### Given exercise
Retype all the entries word for word, but omit the pictures.

### The input
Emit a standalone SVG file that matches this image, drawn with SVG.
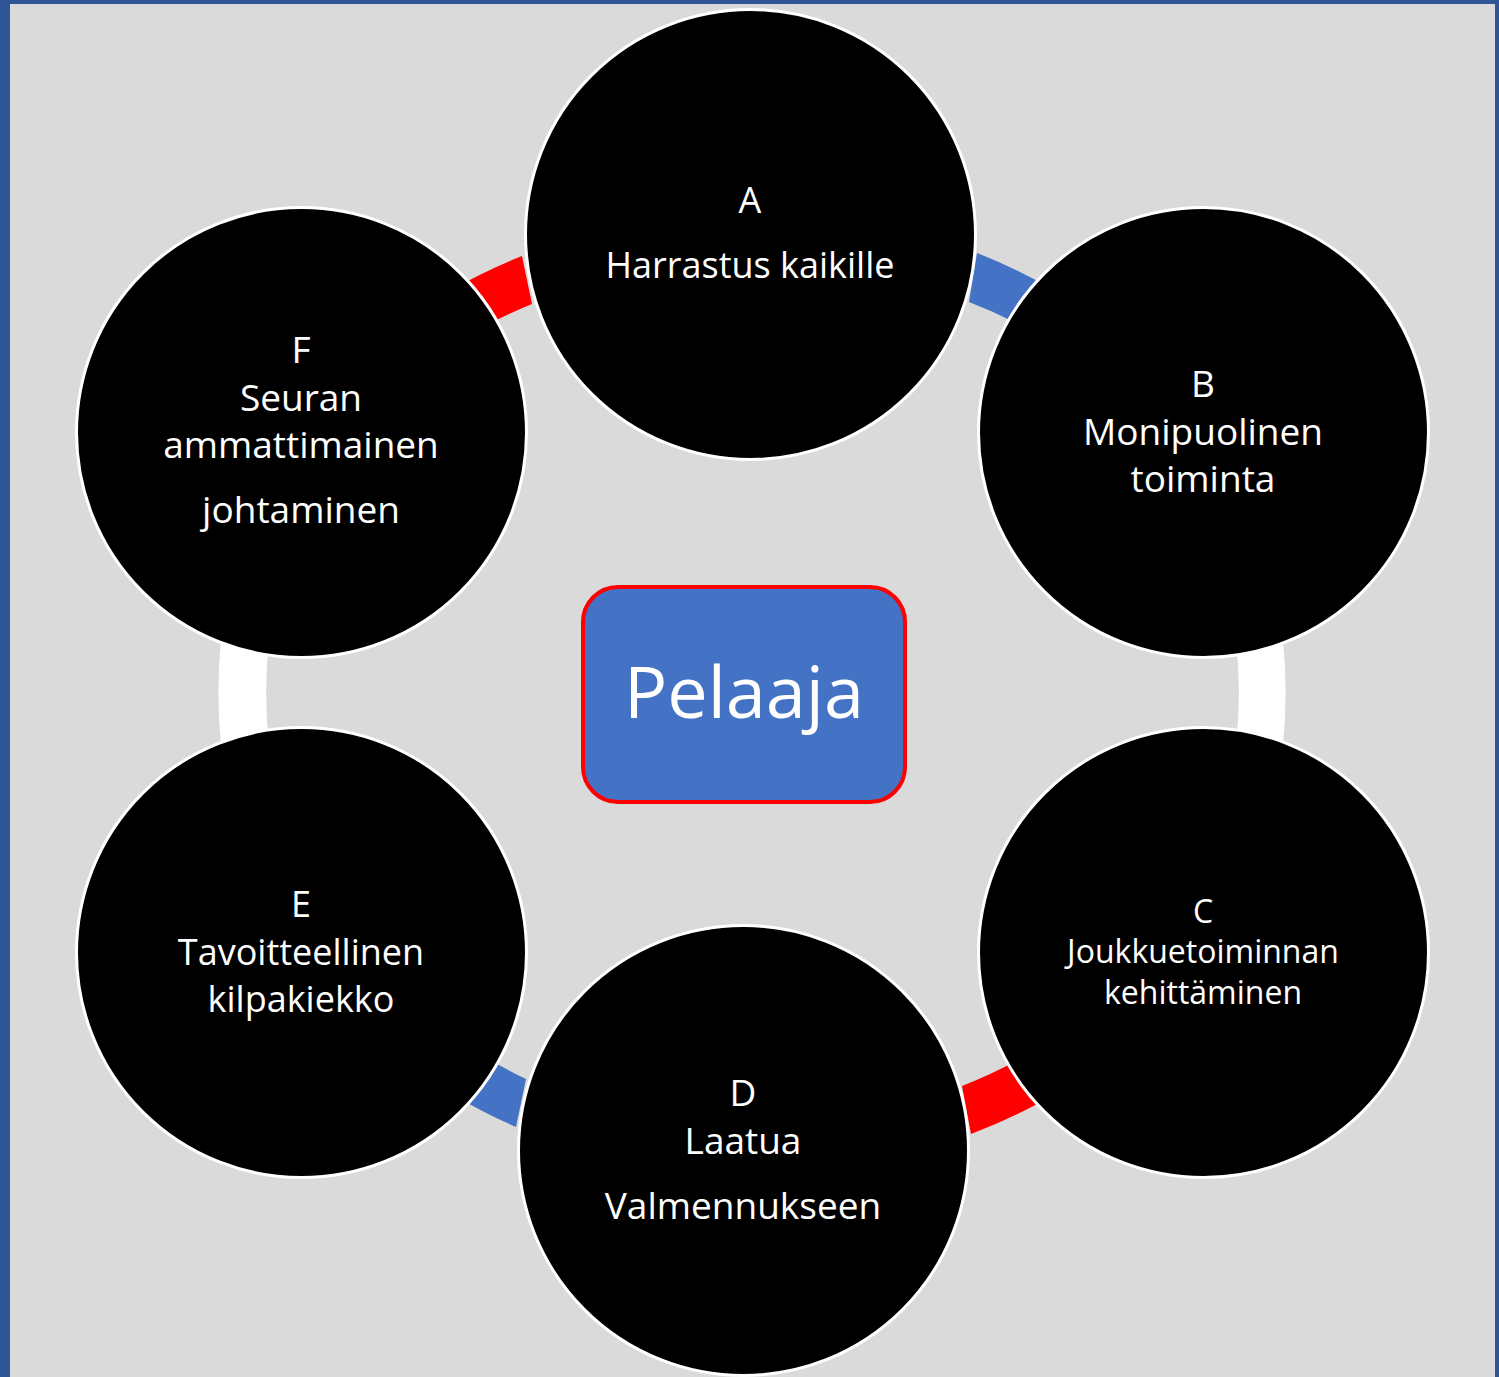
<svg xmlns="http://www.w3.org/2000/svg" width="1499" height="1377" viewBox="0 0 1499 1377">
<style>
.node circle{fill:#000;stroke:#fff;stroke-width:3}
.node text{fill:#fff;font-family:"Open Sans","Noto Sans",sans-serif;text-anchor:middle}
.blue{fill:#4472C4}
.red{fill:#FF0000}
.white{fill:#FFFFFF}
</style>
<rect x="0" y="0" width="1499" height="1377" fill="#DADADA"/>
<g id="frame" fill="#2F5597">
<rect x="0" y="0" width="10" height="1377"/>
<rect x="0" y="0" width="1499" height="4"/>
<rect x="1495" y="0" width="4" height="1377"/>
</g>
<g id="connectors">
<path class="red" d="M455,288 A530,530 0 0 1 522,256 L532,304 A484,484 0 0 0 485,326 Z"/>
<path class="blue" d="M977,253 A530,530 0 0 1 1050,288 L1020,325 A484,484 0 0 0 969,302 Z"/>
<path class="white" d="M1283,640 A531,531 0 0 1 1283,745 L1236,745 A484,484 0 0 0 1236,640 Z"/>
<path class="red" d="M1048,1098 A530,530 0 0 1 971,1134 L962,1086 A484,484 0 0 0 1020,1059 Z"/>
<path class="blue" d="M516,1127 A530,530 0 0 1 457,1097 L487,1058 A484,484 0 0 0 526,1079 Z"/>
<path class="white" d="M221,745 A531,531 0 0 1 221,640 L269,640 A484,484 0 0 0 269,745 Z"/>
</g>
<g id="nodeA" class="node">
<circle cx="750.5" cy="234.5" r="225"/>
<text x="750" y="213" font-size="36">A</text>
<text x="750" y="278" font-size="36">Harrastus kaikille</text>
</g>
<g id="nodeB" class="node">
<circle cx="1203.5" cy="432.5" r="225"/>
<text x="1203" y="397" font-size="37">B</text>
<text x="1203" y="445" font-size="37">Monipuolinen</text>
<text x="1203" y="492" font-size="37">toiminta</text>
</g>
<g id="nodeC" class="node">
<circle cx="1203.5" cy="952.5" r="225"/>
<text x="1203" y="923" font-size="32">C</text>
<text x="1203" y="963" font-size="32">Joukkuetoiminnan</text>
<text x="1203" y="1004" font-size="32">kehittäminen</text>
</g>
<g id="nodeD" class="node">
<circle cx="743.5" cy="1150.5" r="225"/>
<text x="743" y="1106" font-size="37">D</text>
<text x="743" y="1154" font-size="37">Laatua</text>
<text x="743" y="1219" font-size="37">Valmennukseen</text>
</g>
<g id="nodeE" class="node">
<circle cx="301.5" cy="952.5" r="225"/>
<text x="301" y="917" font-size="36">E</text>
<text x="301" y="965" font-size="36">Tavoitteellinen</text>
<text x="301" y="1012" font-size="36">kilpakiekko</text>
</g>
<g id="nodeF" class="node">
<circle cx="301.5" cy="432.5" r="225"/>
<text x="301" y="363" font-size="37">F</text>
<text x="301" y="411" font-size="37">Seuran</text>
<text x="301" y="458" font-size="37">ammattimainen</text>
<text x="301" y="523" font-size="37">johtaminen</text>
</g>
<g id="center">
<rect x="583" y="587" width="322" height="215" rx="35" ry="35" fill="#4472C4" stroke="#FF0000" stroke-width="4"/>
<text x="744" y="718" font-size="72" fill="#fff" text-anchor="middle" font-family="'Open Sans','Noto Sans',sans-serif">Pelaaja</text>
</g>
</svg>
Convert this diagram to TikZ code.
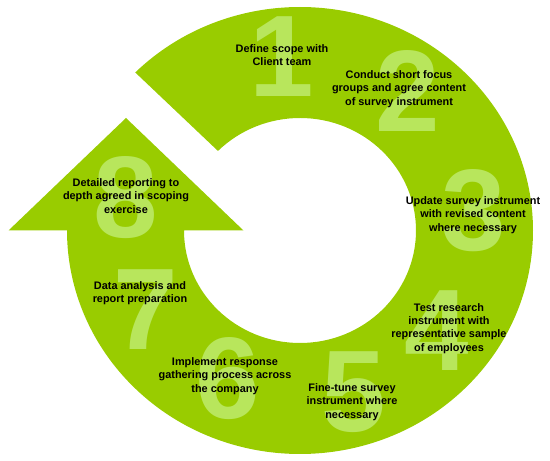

### Exercise response
Emit a standalone SVG file that matches this image, drawn with SVG.
<svg xmlns="http://www.w3.org/2000/svg" width="1499" height="1377" viewBox="0 0 1499 1377">
<style>
.node circle{fill:#000;stroke:#fff;stroke-width:3}
.node text{fill:#fff;font-family:"Open Sans","Noto Sans",sans-serif;text-anchor:middle}
.blue{fill:#4472C4}
.red{fill:#FF0000}
.white{fill:#FFFFFF}
</style>
<rect x="0" y="0" width="1499" height="1377" fill="#DADADA"/>
<g id="frame" fill="#2F5597">
<rect x="0" y="0" width="10" height="1377"/>
<rect x="0" y="0" width="1499" height="4"/>
<rect x="1495" y="0" width="4" height="1377"/>
</g>
<g id="connectors">
<path class="red" d="M455,288 A530,530 0 0 1 522,256 L532,304 A484,484 0 0 0 485,326 Z"/>
<path class="blue" d="M977,253 A530,530 0 0 1 1050,288 L1020,325 A484,484 0 0 0 969,302 Z"/>
<path class="white" d="M1283,640 A531,531 0 0 1 1283,745 L1236,745 A484,484 0 0 0 1236,640 Z"/>
<path class="red" d="M1048,1098 A530,530 0 0 1 971,1134 L962,1086 A484,484 0 0 0 1020,1059 Z"/>
<path class="blue" d="M516,1127 A530,530 0 0 1 457,1097 L487,1058 A484,484 0 0 0 526,1079 Z"/>
<path class="white" d="M221,745 A531,531 0 0 1 221,640 L269,640 A484,484 0 0 0 269,745 Z"/>
</g>
<g id="nodeA" class="node">
<circle cx="750.5" cy="234.5" r="225"/>
<text x="750" y="213" font-size="36">A</text>
<text x="750" y="278" font-size="36">Harrastus kaikille</text>
</g>
<g id="nodeB" class="node">
<circle cx="1203.5" cy="432.5" r="225"/>
<text x="1203" y="397" font-size="37">B</text>
<text x="1203" y="445" font-size="37">Monipuolinen</text>
<text x="1203" y="492" font-size="37">toiminta</text>
</g>
<g id="nodeC" class="node">
<circle cx="1203.5" cy="952.5" r="225"/>
<text x="1203" y="923" font-size="32">C</text>
<text x="1203" y="963" font-size="32">Joukkuetoiminnan</text>
<text x="1203" y="1004" font-size="32">kehittäminen</text>
</g>
<g id="nodeD" class="node">
<circle cx="743.5" cy="1150.5" r="225"/>
<text x="743" y="1106" font-size="37">D</text>
<text x="743" y="1154" font-size="37">Laatua</text>
<text x="743" y="1219" font-size="37">Valmennukseen</text>
</g>
<g id="nodeE" class="node">
<circle cx="301.5" cy="952.5" r="225"/>
<text x="301" y="917" font-size="36">E</text>
<text x="301" y="965" font-size="36">Tavoitteellinen</text>
<text x="301" y="1012" font-size="36">kilpakiekko</text>
</g>
<g id="nodeF" class="node">
<circle cx="301.5" cy="432.5" r="225"/>
<text x="301" y="363" font-size="37">F</text>
<text x="301" y="411" font-size="37">Seuran</text>
<text x="301" y="458" font-size="37">ammattimainen</text>
<text x="301" y="523" font-size="37">johtaminen</text>
</g>
<g id="center">
<rect x="583" y="587" width="322" height="215" rx="35" ry="35" fill="#4472C4" stroke="#FF0000" stroke-width="4"/>
<text x="744" y="718" font-size="72" fill="#fff" text-anchor="middle" font-family="'Open Sans','Noto Sans',sans-serif">Pelaaja</text>
</g>
</svg>
Convert this diagram to TikZ code.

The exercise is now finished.